§ What is required: Leave out any pictures and transcribe all other data below exactly.

•••

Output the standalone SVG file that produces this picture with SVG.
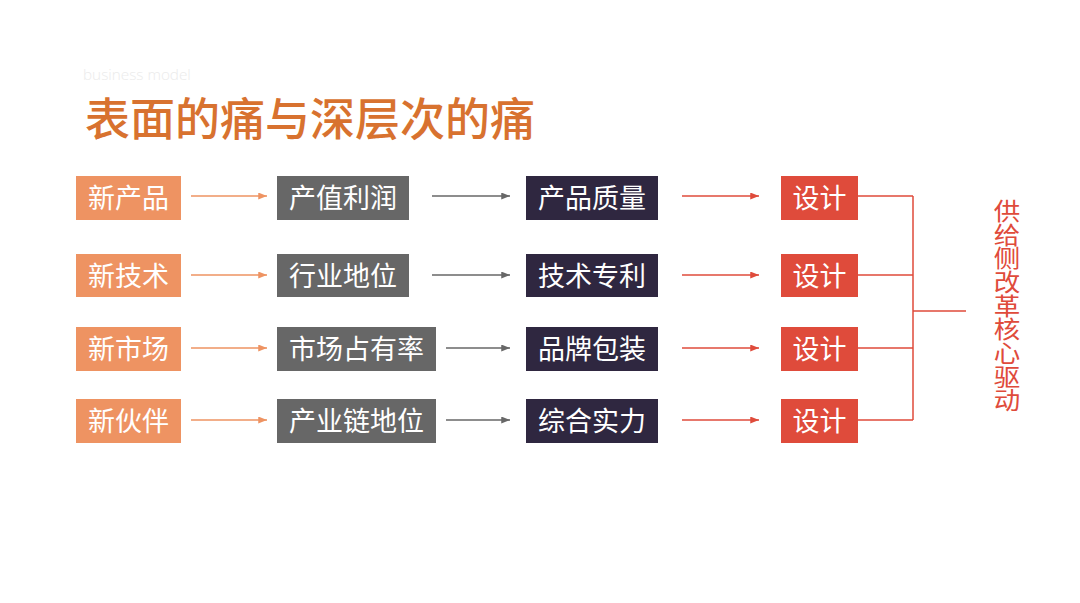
<svg xmlns="http://www.w3.org/2000/svg" width="1080" height="603" viewBox="0 0 1080 603">
<defs>
<style>
.t{font-family:"Noto Sans CJK SC","Noto Sans",sans-serif;font-size:27px;fill:#ffffff;text-anchor:middle}
.o{fill:#EE9362}
.g{fill:#676767}
.d{fill:#2F2740}
.r{fill:#DF4B3B}
.lo{stroke:#EE9362;stroke-width:1.5;fill:none}
.lg{stroke:#676767;stroke-width:1.5;fill:none}
.lr{stroke:#DF4B3B;stroke-width:1.5;fill:none}
</style>
<marker id="ao" viewBox="0 0 10 8" refX="10" refY="4" markerWidth="9" markerHeight="7" markerUnits="userSpaceOnUse" orient="auto"><path d="M0,0L10,4L0,8z" fill="#EE9362"/></marker>
<marker id="ag" viewBox="0 0 10 8" refX="10" refY="4" markerWidth="9" markerHeight="7" markerUnits="userSpaceOnUse" orient="auto"><path d="M0,0L10,4L0,8z" fill="#676767"/></marker>
<marker id="ar" viewBox="0 0 10 8" refX="10" refY="4" markerWidth="9" markerHeight="7" markerUnits="userSpaceOnUse" orient="auto"><path d="M0,0L10,4L0,8z" fill="#DF4B3B"/></marker>
</defs>
<rect width="1080" height="603" fill="#ffffff"/>
<text x="83" y="80" font-family="'Open Sans','Liberation Sans',sans-serif" font-weight="300" font-size="15.3" fill="#EBEBEB">business model</text>
<text x="85" y="136" font-family="'Noto Sans CJK SC',sans-serif" font-weight="500" font-size="45" fill="#D8722F">表面的痛与深层次的痛</text>

<g id="connectors">
<line class="lo" x1="191" y1="196" x2="267" y2="196" marker-end="url(#ao)"/>
<line class="lo" x1="191" y1="275" x2="267" y2="275" marker-end="url(#ao)"/>
<line class="lo" x1="191" y1="348" x2="267" y2="348" marker-end="url(#ao)"/>
<line class="lo" x1="191" y1="420" x2="267" y2="420" marker-end="url(#ao)"/>
<line class="lg" x1="432" y1="196" x2="510" y2="196" marker-end="url(#ag)"/>
<line class="lg" x1="432" y1="275" x2="510" y2="275" marker-end="url(#ag)"/>
<line class="lg" x1="446" y1="348" x2="510" y2="348" marker-end="url(#ag)"/>
<line class="lg" x1="446" y1="420" x2="510" y2="420" marker-end="url(#ag)"/>
<line class="lr" x1="682" y1="196" x2="759" y2="196" marker-end="url(#ar)"/>
<line class="lr" x1="682" y1="275" x2="759" y2="275" marker-end="url(#ar)"/>
<line class="lr" x1="682" y1="348" x2="759" y2="348" marker-end="url(#ar)"/>
<line class="lr" x1="682" y1="420" x2="759" y2="420" marker-end="url(#ar)"/>
<path class="lr" d="M858,196H913M858,275H913M858,348H913M858,420H913M913,196V420M913,311H966"/>
</g>

<g id="n-new-product"><rect class="o" x="76" y="176" width="105" height="44"/><text class="t" x="128.5" y="208">新产品</text></g>
<g id="n-new-tech"><rect class="o" x="76" y="254" width="105" height="43"/><text class="t" x="128.5" y="285.5">新技术</text></g>
<g id="n-new-market"><rect class="o" x="76" y="327" width="105" height="44"/><text class="t" x="128.5" y="359">新市场</text></g>
<g id="n-new-partner"><rect class="o" x="76" y="399" width="105" height="44"/><text class="t" x="128.5" y="431">新伙伴</text></g>

<g id="n-profit"><rect class="g" x="277" y="176" width="132" height="44"/><text class="t" x="343" y="208">产值利润</text></g>
<g id="n-status"><rect class="g" x="277" y="254" width="132" height="43"/><text class="t" x="343" y="285.5">行业地位</text></g>
<g id="n-share"><rect class="g" x="277" y="327" width="159" height="44"/><text class="t" x="356.5" y="359">市场占有率</text></g>
<g id="n-chain"><rect class="g" x="277" y="399" width="159" height="44"/><text class="t" x="356.5" y="431">产业链地位</text></g>

<g id="n-quality"><rect class="d" x="526" y="176" width="132" height="44"/><text class="t" x="592" y="208">产品质量</text></g>
<g id="n-patent"><rect class="d" x="526" y="254" width="132" height="43"/><text class="t" x="592" y="285.5">技术专利</text></g>
<g id="n-brand"><rect class="d" x="526" y="327" width="132" height="44"/><text class="t" x="592" y="359">品牌包装</text></g>
<g id="n-strength"><rect class="d" x="526" y="399" width="132" height="44"/><text class="t" x="592" y="431">综合实力</text></g>

<g id="n-design1"><rect class="r" x="781" y="176" width="77" height="44"/><text class="t" x="819.5" y="208">设计</text></g>
<g id="n-design2"><rect class="r" x="781" y="254" width="77" height="43"/><text class="t" x="819.5" y="285.5">设计</text></g>
<g id="n-design3"><rect class="r" x="781" y="327" width="77" height="44"/><text class="t" x="819.5" y="359">设计</text></g>
<g id="n-design4"><rect class="r" x="781" y="399" width="77" height="44"/><text class="t" x="819.5" y="431">设计</text></g>

<g id="n-core"><text x="1007" y="199" writing-mode="vertical-rl" transform="translate(1007,0) scale(1.12,1) translate(-1007,0)" font-family="'Noto Sans CJK SC',sans-serif" font-size="23.7" fill="#DF4B3B">供给侧改革核心驱动</text></g>
</svg>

•••

§ Task response:
Output the standalone SVG file that produces this picture with SVG.
<svg xmlns="http://www.w3.org/2000/svg" width="1080" height="603" viewBox="0 0 1080 603">
<defs>
<style>
.t{font-family:"Noto Sans CJK SC","Noto Sans",sans-serif;font-size:27px;fill:#ffffff;text-anchor:middle}
.o{fill:#EE9362}
.g{fill:#676767}
.d{fill:#2F2740}
.r{fill:#DF4B3B}
.lo{stroke:#EE9362;stroke-width:1.5;fill:none}
.lg{stroke:#676767;stroke-width:1.5;fill:none}
.lr{stroke:#DF4B3B;stroke-width:1.5;fill:none}
</style>
<marker id="ao" viewBox="0 0 10 8" refX="10" refY="4" markerWidth="9" markerHeight="7" markerUnits="userSpaceOnUse" orient="auto"><path d="M0,0L10,4L0,8z" fill="#EE9362"/></marker>
<marker id="ag" viewBox="0 0 10 8" refX="10" refY="4" markerWidth="9" markerHeight="7" markerUnits="userSpaceOnUse" orient="auto"><path d="M0,0L10,4L0,8z" fill="#676767"/></marker>
<marker id="ar" viewBox="0 0 10 8" refX="10" refY="4" markerWidth="9" markerHeight="7" markerUnits="userSpaceOnUse" orient="auto"><path d="M0,0L10,4L0,8z" fill="#DF4B3B"/></marker>
</defs>
<rect width="1080" height="603" fill="#ffffff"/>
<text x="83" y="80" font-family="'Open Sans','Liberation Sans',sans-serif" font-weight="300" font-size="15.3" fill="#EBEBEB">business model</text>
<text x="85" y="136" font-family="'Noto Sans CJK SC',sans-serif" font-weight="500" font-size="45" fill="#D8722F">表面的痛与深层次的痛</text>

<g id="connectors">
<line class="lo" x1="191" y1="196" x2="267" y2="196" marker-end="url(#ao)"/>
<line class="lo" x1="191" y1="275" x2="267" y2="275" marker-end="url(#ao)"/>
<line class="lo" x1="191" y1="348" x2="267" y2="348" marker-end="url(#ao)"/>
<line class="lo" x1="191" y1="420" x2="267" y2="420" marker-end="url(#ao)"/>
<line class="lg" x1="432" y1="196" x2="510" y2="196" marker-end="url(#ag)"/>
<line class="lg" x1="432" y1="275" x2="510" y2="275" marker-end="url(#ag)"/>
<line class="lg" x1="446" y1="348" x2="510" y2="348" marker-end="url(#ag)"/>
<line class="lg" x1="446" y1="420" x2="510" y2="420" marker-end="url(#ag)"/>
<line class="lr" x1="682" y1="196" x2="759" y2="196" marker-end="url(#ar)"/>
<line class="lr" x1="682" y1="275" x2="759" y2="275" marker-end="url(#ar)"/>
<line class="lr" x1="682" y1="348" x2="759" y2="348" marker-end="url(#ar)"/>
<line class="lr" x1="682" y1="420" x2="759" y2="420" marker-end="url(#ar)"/>
<path class="lr" d="M858,196H913M858,275H913M858,348H913M858,420H913M913,196V420M913,311H966"/>
</g>

<g id="n-new-product"><rect class="o" x="76" y="176" width="105" height="44"/><text class="t" x="128.5" y="208">新产品</text></g>
<g id="n-new-tech"><rect class="o" x="76" y="254" width="105" height="43"/><text class="t" x="128.5" y="285.5">新技术</text></g>
<g id="n-new-market"><rect class="o" x="76" y="327" width="105" height="44"/><text class="t" x="128.5" y="359">新市场</text></g>
<g id="n-new-partner"><rect class="o" x="76" y="399" width="105" height="44"/><text class="t" x="128.5" y="431">新伙伴</text></g>

<g id="n-profit"><rect class="g" x="277" y="176" width="132" height="44"/><text class="t" x="343" y="208">产值利润</text></g>
<g id="n-status"><rect class="g" x="277" y="254" width="132" height="43"/><text class="t" x="343" y="285.5">行业地位</text></g>
<g id="n-share"><rect class="g" x="277" y="327" width="159" height="44"/><text class="t" x="356.5" y="359">市场占有率</text></g>
<g id="n-chain"><rect class="g" x="277" y="399" width="159" height="44"/><text class="t" x="356.5" y="431">产业链地位</text></g>

<g id="n-quality"><rect class="d" x="526" y="176" width="132" height="44"/><text class="t" x="592" y="208">产品质量</text></g>
<g id="n-patent"><rect class="d" x="526" y="254" width="132" height="43"/><text class="t" x="592" y="285.5">技术专利</text></g>
<g id="n-brand"><rect class="d" x="526" y="327" width="132" height="44"/><text class="t" x="592" y="359">品牌包装</text></g>
<g id="n-strength"><rect class="d" x="526" y="399" width="132" height="44"/><text class="t" x="592" y="431">综合实力</text></g>

<g id="n-design1"><rect class="r" x="781" y="176" width="77" height="44"/><text class="t" x="819.5" y="208">设计</text></g>
<g id="n-design2"><rect class="r" x="781" y="254" width="77" height="43"/><text class="t" x="819.5" y="285.5">设计</text></g>
<g id="n-design3"><rect class="r" x="781" y="327" width="77" height="44"/><text class="t" x="819.5" y="359">设计</text></g>
<g id="n-design4"><rect class="r" x="781" y="399" width="77" height="44"/><text class="t" x="819.5" y="431">设计</text></g>

<g id="n-core"><text x="1007" y="199" writing-mode="vertical-rl" transform="translate(1007,0) scale(1.12,1) translate(-1007,0)" font-family="'Noto Sans CJK SC',sans-serif" font-size="23.7" fill="#DF4B3B">供给侧改革核心驱动</text></g>
</svg>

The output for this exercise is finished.